───── Data listing ─────
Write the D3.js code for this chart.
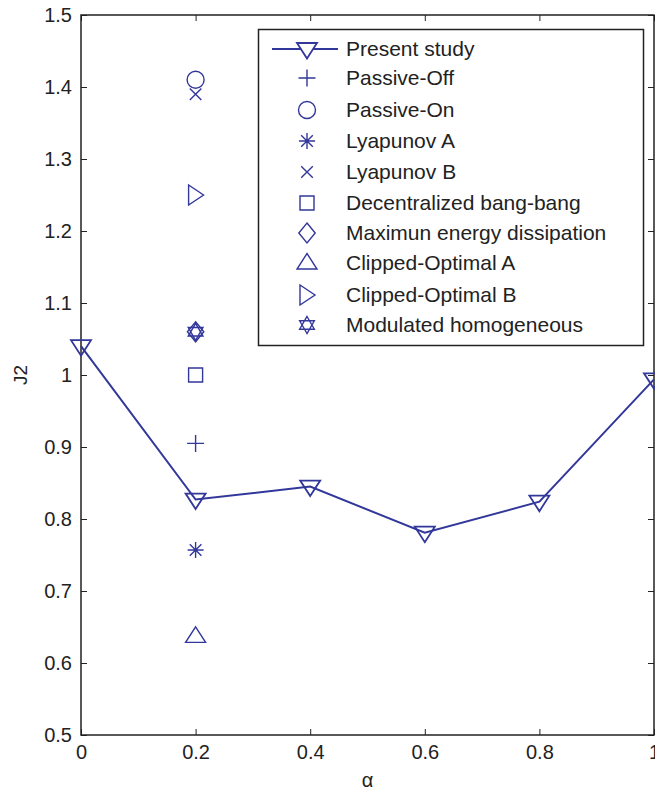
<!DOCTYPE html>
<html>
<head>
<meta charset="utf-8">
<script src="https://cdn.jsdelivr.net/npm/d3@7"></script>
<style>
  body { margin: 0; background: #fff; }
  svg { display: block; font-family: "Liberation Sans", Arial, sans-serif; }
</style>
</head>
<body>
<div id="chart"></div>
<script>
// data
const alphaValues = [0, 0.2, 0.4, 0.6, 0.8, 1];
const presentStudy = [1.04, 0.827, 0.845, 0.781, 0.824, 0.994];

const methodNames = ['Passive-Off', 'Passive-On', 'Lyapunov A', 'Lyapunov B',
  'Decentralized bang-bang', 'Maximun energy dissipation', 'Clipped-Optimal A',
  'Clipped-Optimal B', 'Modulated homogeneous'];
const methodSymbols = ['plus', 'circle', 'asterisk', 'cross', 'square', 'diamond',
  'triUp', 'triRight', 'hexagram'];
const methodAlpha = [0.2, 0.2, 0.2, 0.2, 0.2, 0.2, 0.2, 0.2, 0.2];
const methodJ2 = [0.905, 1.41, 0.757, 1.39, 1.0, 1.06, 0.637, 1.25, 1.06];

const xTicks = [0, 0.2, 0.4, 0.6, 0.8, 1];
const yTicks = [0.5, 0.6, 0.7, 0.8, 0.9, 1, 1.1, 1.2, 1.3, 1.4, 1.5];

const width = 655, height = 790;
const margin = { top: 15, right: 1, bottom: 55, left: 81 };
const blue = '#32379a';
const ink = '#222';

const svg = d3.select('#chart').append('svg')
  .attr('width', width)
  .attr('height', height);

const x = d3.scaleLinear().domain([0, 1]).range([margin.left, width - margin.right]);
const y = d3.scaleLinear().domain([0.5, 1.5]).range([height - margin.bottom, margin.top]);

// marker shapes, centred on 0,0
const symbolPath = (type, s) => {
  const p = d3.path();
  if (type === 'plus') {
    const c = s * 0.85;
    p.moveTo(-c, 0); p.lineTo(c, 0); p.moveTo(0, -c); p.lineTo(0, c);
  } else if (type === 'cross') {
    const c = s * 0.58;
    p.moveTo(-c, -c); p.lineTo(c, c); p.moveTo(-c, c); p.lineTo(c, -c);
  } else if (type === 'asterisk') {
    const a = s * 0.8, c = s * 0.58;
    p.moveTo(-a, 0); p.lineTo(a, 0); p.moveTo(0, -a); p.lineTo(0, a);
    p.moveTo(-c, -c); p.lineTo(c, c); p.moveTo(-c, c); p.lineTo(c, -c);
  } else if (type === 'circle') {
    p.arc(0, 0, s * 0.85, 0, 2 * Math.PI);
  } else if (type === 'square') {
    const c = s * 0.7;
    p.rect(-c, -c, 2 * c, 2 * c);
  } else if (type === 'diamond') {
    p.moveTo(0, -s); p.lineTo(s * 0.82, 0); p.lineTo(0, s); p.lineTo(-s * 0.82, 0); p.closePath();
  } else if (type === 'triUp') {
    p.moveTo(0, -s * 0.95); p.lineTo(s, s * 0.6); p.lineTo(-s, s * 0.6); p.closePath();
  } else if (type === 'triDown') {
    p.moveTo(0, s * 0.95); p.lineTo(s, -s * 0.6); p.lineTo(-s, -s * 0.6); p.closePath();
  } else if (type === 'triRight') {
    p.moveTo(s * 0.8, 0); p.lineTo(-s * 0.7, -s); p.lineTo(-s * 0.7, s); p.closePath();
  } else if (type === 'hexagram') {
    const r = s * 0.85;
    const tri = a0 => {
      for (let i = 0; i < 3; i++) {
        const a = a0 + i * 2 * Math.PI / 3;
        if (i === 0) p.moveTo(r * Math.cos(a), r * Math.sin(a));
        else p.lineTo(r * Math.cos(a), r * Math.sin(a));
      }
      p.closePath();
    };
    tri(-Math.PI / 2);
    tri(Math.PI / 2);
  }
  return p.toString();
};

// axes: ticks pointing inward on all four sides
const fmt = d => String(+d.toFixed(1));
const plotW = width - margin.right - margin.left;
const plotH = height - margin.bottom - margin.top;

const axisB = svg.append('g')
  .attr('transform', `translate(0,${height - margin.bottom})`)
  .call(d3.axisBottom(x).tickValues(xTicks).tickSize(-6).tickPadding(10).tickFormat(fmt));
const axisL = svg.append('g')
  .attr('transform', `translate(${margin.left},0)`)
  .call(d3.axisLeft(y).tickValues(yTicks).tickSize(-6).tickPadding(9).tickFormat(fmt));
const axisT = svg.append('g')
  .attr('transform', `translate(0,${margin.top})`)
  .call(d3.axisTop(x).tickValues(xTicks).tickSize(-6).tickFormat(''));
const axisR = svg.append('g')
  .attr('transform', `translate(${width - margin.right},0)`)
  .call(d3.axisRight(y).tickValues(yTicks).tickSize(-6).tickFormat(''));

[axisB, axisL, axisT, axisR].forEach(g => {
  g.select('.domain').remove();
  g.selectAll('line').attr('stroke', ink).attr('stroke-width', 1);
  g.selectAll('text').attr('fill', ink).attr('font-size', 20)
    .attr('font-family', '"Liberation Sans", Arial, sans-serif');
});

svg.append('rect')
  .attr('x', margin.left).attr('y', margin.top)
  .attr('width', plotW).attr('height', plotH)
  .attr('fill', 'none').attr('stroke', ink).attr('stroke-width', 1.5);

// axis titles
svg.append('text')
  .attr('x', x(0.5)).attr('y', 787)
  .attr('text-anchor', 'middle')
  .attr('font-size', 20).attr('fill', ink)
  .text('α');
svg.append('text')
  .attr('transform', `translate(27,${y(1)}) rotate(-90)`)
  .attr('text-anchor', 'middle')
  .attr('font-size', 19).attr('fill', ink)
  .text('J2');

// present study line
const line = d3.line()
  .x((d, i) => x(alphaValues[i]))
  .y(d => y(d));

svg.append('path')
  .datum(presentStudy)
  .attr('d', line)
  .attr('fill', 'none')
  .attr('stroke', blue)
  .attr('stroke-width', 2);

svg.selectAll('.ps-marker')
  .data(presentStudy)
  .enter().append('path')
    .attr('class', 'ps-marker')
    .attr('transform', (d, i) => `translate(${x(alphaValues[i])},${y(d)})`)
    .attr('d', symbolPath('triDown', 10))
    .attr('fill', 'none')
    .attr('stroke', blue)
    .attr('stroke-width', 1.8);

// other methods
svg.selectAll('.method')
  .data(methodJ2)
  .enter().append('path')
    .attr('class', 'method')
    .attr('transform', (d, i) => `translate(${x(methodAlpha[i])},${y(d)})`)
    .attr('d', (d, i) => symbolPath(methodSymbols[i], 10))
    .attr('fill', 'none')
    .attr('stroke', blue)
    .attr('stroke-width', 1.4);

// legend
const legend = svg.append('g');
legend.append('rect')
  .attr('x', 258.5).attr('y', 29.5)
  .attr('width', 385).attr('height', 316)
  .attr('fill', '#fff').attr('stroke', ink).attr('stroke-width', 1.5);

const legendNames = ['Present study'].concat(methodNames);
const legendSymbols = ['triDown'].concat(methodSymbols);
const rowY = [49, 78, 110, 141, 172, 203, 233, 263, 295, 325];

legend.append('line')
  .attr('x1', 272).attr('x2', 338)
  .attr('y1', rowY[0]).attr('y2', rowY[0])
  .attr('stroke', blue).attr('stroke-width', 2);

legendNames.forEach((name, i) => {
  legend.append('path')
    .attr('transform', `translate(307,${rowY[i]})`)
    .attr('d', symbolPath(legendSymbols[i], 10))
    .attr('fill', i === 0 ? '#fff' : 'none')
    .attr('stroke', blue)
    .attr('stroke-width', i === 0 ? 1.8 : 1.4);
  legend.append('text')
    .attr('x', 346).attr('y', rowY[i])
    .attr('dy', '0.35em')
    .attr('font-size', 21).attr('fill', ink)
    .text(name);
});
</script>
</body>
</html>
─────
───── Data listing ─────
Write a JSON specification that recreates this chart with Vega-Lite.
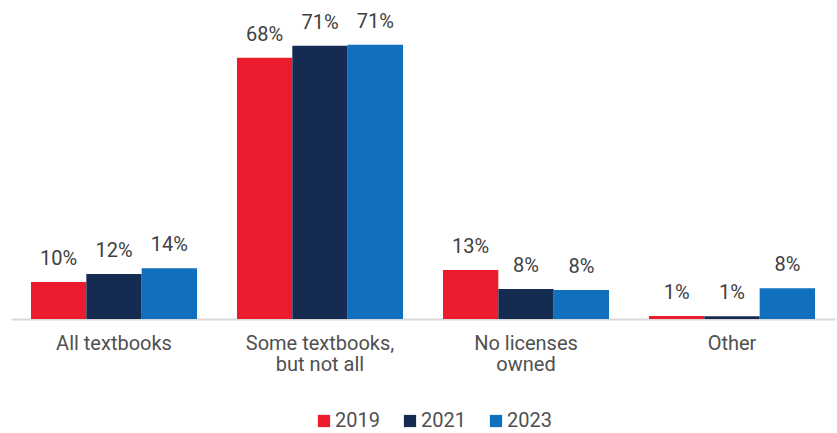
─────
───── Data listing ─────
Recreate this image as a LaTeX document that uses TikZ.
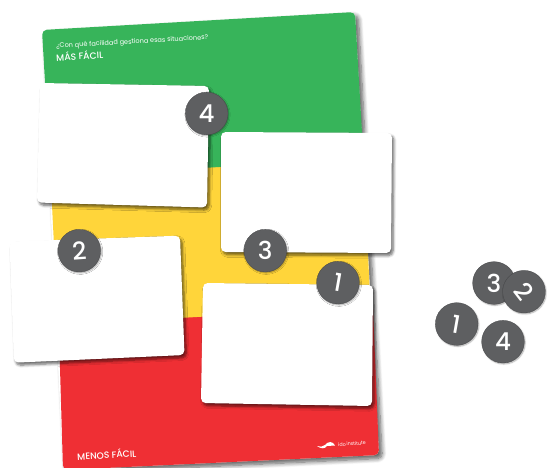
─────
> [Prompt]:
Return every line above in which the string "that" occurs.

> [In response]:
Write a JSON specification that recreates this chart with Vega-Lite.
Recreate this image as a LaTeX document that uses TikZ.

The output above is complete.